1. É curioso verificar a objectiva incoerência teórica existente no Ministério da Educação relativamente ao número máximo de alunos/formandos por turma/grupo de formação.
Nos últimos anos tem-se assistido à defesa da tese de que o número de alunos por turma não é um factor relevante no nível de sucesso dos alunos. Deste modo, o discurso oficial afirma não existir problema algum em aumentar o limite de alunos por turma para 28 ou 30 (e mais, em alguns casos).
Foram e são porta-vozes deste posição: Rodrigues, Alçada e Crato (também aqui existe comunhão de ideias). A fundamentação que apresentam é de uma fragilidade confrangedora, socorrendo-se, não poucas vezes, de comparações intelectualmente desonestas e desprezando irresponsavelmente o que a prática lectiva revela.
Todavia, esta tese é esquecida logo que outras conveniências e outros interesses o exigem. No Guia de Operacionalização de Cursos de Educação e Formação de Adultos é afirmado peremptoriamente o seguinte: «Independentemente do nível ou tipologia aplicáveis aos grupos de formação [turmas], estes não podem, em nenhum momento, ultrapassar os 25 formandos» (o sublinhado é meu). Isto é, uma turma constituída por adultos não pode, em nenhum momento, ultrapassar os 25 elementos, contudo, uma turma constituída por crianças ou adolescentes pode, em qualquer momento, ultrapassar os 30 elementos.
Se nos mantivermos nos estritos limites que uma análise pedagógica/andragógica séria impõe, não se encontram argumentos sólidos que sustentem esta discrepância de critérios.

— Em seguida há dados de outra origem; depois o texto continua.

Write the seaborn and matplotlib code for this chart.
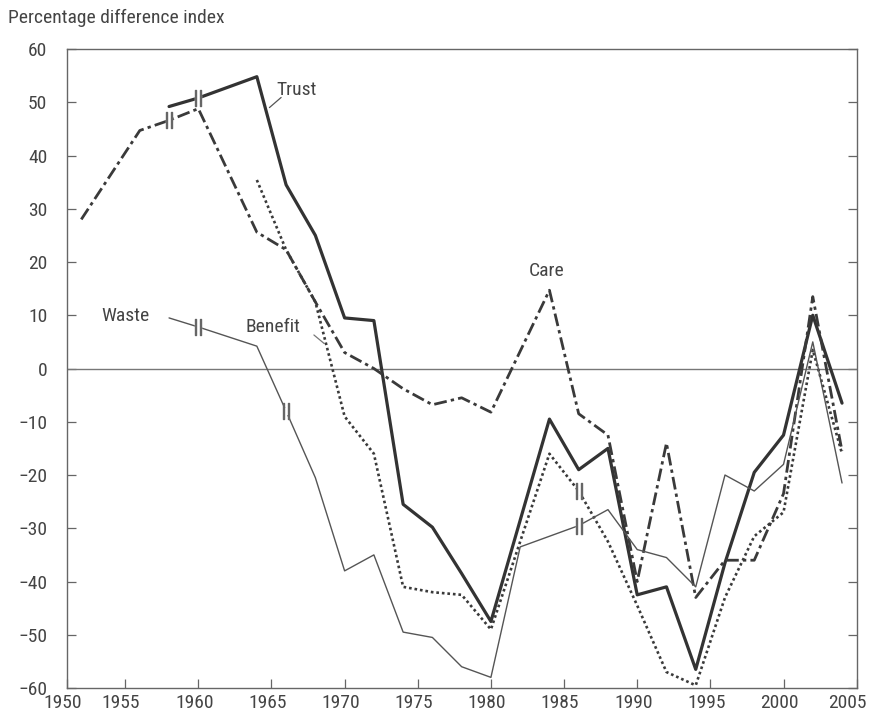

2. Na Iniciativa Novas Oportunidades (INO), procedeu-se à extinção dos alunos e dos professores. Na INO não há alunos e não há professores. Na INO há formandos e há formadores. O interessante é verificar que os pressupostos que estão na base desta distinção (aluno/formando e, por arrastamento, professor/formador) são considerados pelos próprios que a utilizam como irrelevantes. São irrelevantes, mas não abdicam delas. É a ideologia a sobrepor-se ao conhecimento.
Na verdade, as teorias do fundador da andragogia (das quais deriva a distinção entre aluno e formando), Malcolm Knowles, estão ultrapassadas e isso mesmo é reconhecido pelo próprio Ministério da Educação (cf. Helena Luísa Martins Quintas, Educação de Adultos — Vida no Currículo, Currículo na Vida, Agência Nacional para a Qualificação, 2008, pp. 52-53). A dicotomia entre adulto e criança, em situação de aprendizagem, desenvolvida por Knowles está muito longe de corresponder à realidade. Considerar que o adulto tem como traço padrão a capacidade de se auto-dirigir, responsabilizando-se pela sua aprendizagem, considerar que o adulto tem sempre uma motivação para aprender superior à da criança (por razões profissionais, pessoais ou de circunstâncias da vida) e que também tem sempre no seu processo de aprendizagem uma orientação pragmática constitui um conjunto de considerações que se aplica apenas a um número restrito de adultos. A sua generalização é claramente indevida. Por outro lado, a análise que Knowles faz das capacidades cognitivas e das características psicológicas da criança já pode ser considerada arcaica e de reduzida pertinência, em particular depois do que a realidade das novas tecnologias tem revelado sobre essas capacidades e características das crianças.
Contudo, foi este quadro de pressupostos que conduziu Knowles à defesa de metodologias de ensino para adultos e para crianças completamente divergentes (e, em alguns casos, opostas) e que o conduziu à distinção entre aluno e formando e que o conduziu à distinção entre professor e formador, cuja primeira função é a de ser um designer ou, se se preferir, um gestor de processos ou, ainda dito de outro modo, um facilitador de aprendizagens.
O Ministério da Educação sabe e assume a inconsistência desta teorização. Em Educação de Adultos — Vida no Currículo, Currículo na Vida, é dito, a este respeito: «muitos destes pressupostos de diferenciação podem ser rebatidos», e referem-se diversos estudos (Courtney et al. 1999, Johnson-Bailey e Cervero 1997, Betler 1999, Canário 1999) que exaustivamente contrariaram a teoria de Knowles. Igualmente, a conclusão que naquele texto é apresentada não deixa lugar a dúvidas: «Os processos de ensino para pessoas adultas não parecem, pois, dever ser diferentes de outros processos de ensino destinados a outros públicos noutras faixas etárias. O que deverá fazer a diferença é, como em qualquer outra situação educativa, a qualidade do ensino que é desenvolvido» (p. 53).
Não se compreende pois que, reconhecendo-se que este quadro conceptual está ultrapassado e, consequentemente, as diferenciações nele contidas, se persista na mesma nomenclatura e no que ela representa. Só inconfessadas razões ideológicas podem explicar esta incongruência.